The #EndTheLockdown protests occurred and thousands of demonstrators gathered after more than 60 Members of Parliament called on home secretary, Priti Patel to ease coronavirus restrictions for protests.
Under current restrictions, it is unlawful for groups to gather for protests and police warned people on Saturday not to head to central London for planned demonstrations, including the anti-lockdown protest.
According to the police statement, a significant number of officers from across the Metropolitan Police were part of the policing operation, with many re-directed from frontline duties in local communities.
“While the large majority of people in attendance caused no trouble, officers did encounter pockets of disorder with crowds throwing bottles and other missiles and a number of officers were assaulted,” the statement read in part.
Deputy Assistant Commissioner Laurence Taylor, who led today’s policing operation, said: “This was another challenging day for our officers and I would like to thank them for their professionalism.

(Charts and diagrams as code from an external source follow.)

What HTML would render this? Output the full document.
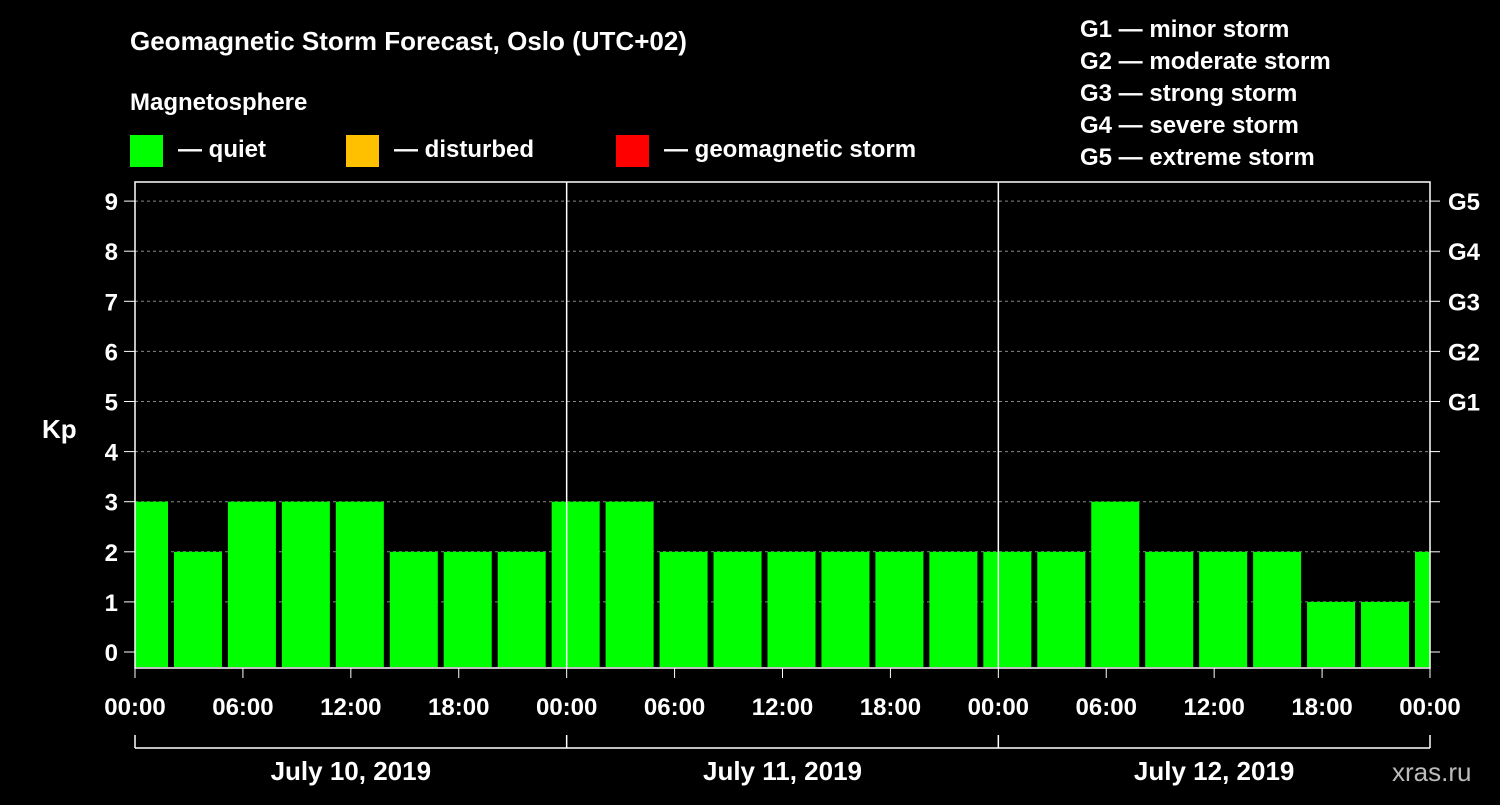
<!DOCTYPE html>
<html><head><meta charset="utf-8"><style>
body{margin:0;background:#000;width:1500px;height:800px;overflow:hidden}
svg text{font-family:"Liberation Sans",Arial,sans-serif;font-weight:bold;fill:#fff}
</style></head><body>
<svg id="chart" width="1500" height="800" xmlns="http://www.w3.org/2000/svg">
<text x="130" y="50" font-size="26">Geomagnetic Storm Forecast, Oslo (UTC+02)</text>
<text x="130" y="110" font-size="24">Magnetosphere</text>
<g><rect x="130" y="135" width="33" height="32" fill="#00ff00"/><text x="178" y="157" font-size="24">— quiet</text></g>
<g><rect x="346" y="135" width="33" height="32" fill="#ffc000"/><text x="394" y="157" font-size="24">— disturbed</text></g>
<g><rect x="616" y="135" width="33" height="32" fill="#ff0000"/><text x="664" y="157" font-size="24">— geomagnetic storm</text></g>
<g font-size="24">
<text x="1080" y="37">G1 — minor storm</text><text x="1080" y="69">G2 — moderate storm</text><text x="1080" y="101">G3 — strong storm</text><text x="1080" y="133">G4 — severe storm</text><text x="1080" y="165">G5 — extreme storm</text></g>
<text x="42" y="438" font-size="26">Kp</text>
<text x="1392" y="781" font-size="26" fill="#aaa" style="fill:#bbb;font-weight:normal">xras.ru</text>
<g id="grid"></g><g id="bars"></g><g id="axes"></g>
</svg>
<script>
const kpValues=[3,2,3,3,3,2,2,2,3,3,2,2,2,2,2,2,2,2,3,2,2,2,1,1,2];
const yTicks=[0,1,2,3,4,5,6,7,8,9];
const gLabels=["G1","G2","G3","G4","G5"];
const xTickLabels=["00:00","06:00","12:00","18:00","00:00","06:00","12:00","18:00","00:00","06:00","12:00","18:00","00:00"];
const dayLabels=["July 10, 2019","July 11, 2019","July 12, 2019"];
const X0=135,X1=1430,PX_PER_H=(1430-135)/72;
const yS=v=>652-v*50.1;const xS=h=>X0+h*PX_PER_H;
const NS="http://www.w3.org/2000/svg";
function mk(tag,attrs,parent,txt){const e=document.createElementNS(NS,tag);for(const k in attrs)e.setAttribute(k,attrs[k]);if(txt!==undefined)e.textContent=txt;parent.appendChild(e);return e;}
const grid=document.getElementById('grid'),bars=document.getElementById('bars'),axes=document.getElementById('axes');
yTicks.forEach(v=>{if(v>0){const l=mk('line',{x1:X0,x2:X1,y1:yS(v),y2:yS(v),stroke:'#888','stroke-dasharray':'3,3','stroke-width':1},grid);

}
const t=mk('text',{x:118,y:yS(v)+9,'font-size':24,'text-anchor':'end'},axes,String(v));


mk('line',{x1:124,x2:X0,y1:yS(v),y2:yS(v),stroke:'#fff','stroke-width':1},axes);
mk('line',{x1:X1,x2:X1+10,y1:yS(v),y2:yS(v),stroke:'#fff','stroke-width':1},axes);});
gLabels.forEach((g,i)=>{const t=mk('text',{x:1448,y:yS(5+i)+9,'font-size':24},axes,g);

});
kpValues.forEach((v,k)=>{const c=0.5+3*k;let a=xS(c)-24,b=xS(c)+24;a=Math.max(a,X0);b=Math.min(b,X1);
const col=v>=5?'#ff0000':(v>=4?'#ffc000':'#00ff00');
const r=mk('rect',{x:a,y:yS(v),width:b-a,height:yS(-0.3)-yS(v),fill:col},bars);

});
mk('rect',{x:X0,y:182,width:X1-X0,height:486,fill:'none',stroke:'#fff','stroke-width':1.5},axes);
[24,48].forEach(h=>mk('line',{x1:xS(h),x2:xS(h),y1:182,y2:668,stroke:'#fff','stroke-width':1.5},axes));
xTickLabels.forEach((s,i)=>{const x=xS(i*6);mk('line',{x1:x,x2:x,y1:668,y2:678,stroke:'#fff'},axes);
const t=mk('text',{x:x,y:715,'font-size':24,'text-anchor':'middle'},axes,s);

});
mk('line',{x1:X0,x2:X1,y1:748,y2:748,stroke:'#fff','stroke-width':1.5},axes);
[0,24,48,72].forEach(h=>mk('line',{x1:xS(h),x2:xS(h),y1:735,y2:748,stroke:'#fff','stroke-width':1.5},axes));
dayLabels.forEach((d,i)=>{const t=mk('text',{x:xS(12+24*i),y:780,'font-size':26,'text-anchor':'middle'},axes,d);

});
</script>
</body></html>
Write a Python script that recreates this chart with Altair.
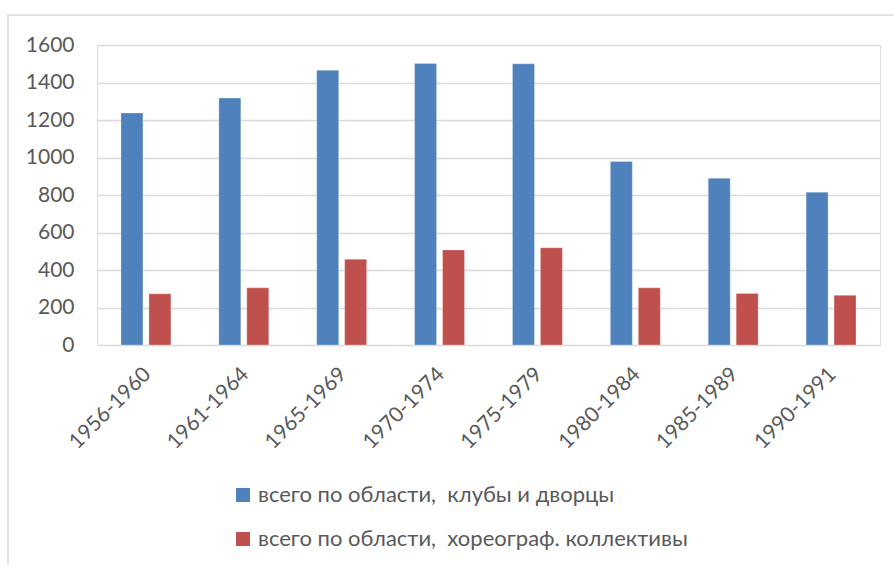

“Throughout the day, officers sought first to engage with people who had gathered to explain that their actions were unlawful under the COVID-19 regulations, and encouraged them to go home to help protect themselves and others during this public health crisis.
“Where this approach did not work and officers were met with hostility, police enforced the regulations and made arrests.
DAC Taylor added: “We once again saw police come under fire from missiles thrown by people in crowds, and several were injured as a result of targeted assaults. It is totally unacceptable and saddening that officers enforcing regulations that are there to protect us all were the victims of violent attacks. I wish them a speedy recovery.
“Many of those on duty in central London today should have been in their local communities dealing with violent crime and other local issues, but they played a role in reducing the risk of COVID-19 spreading by dispersing crowds.”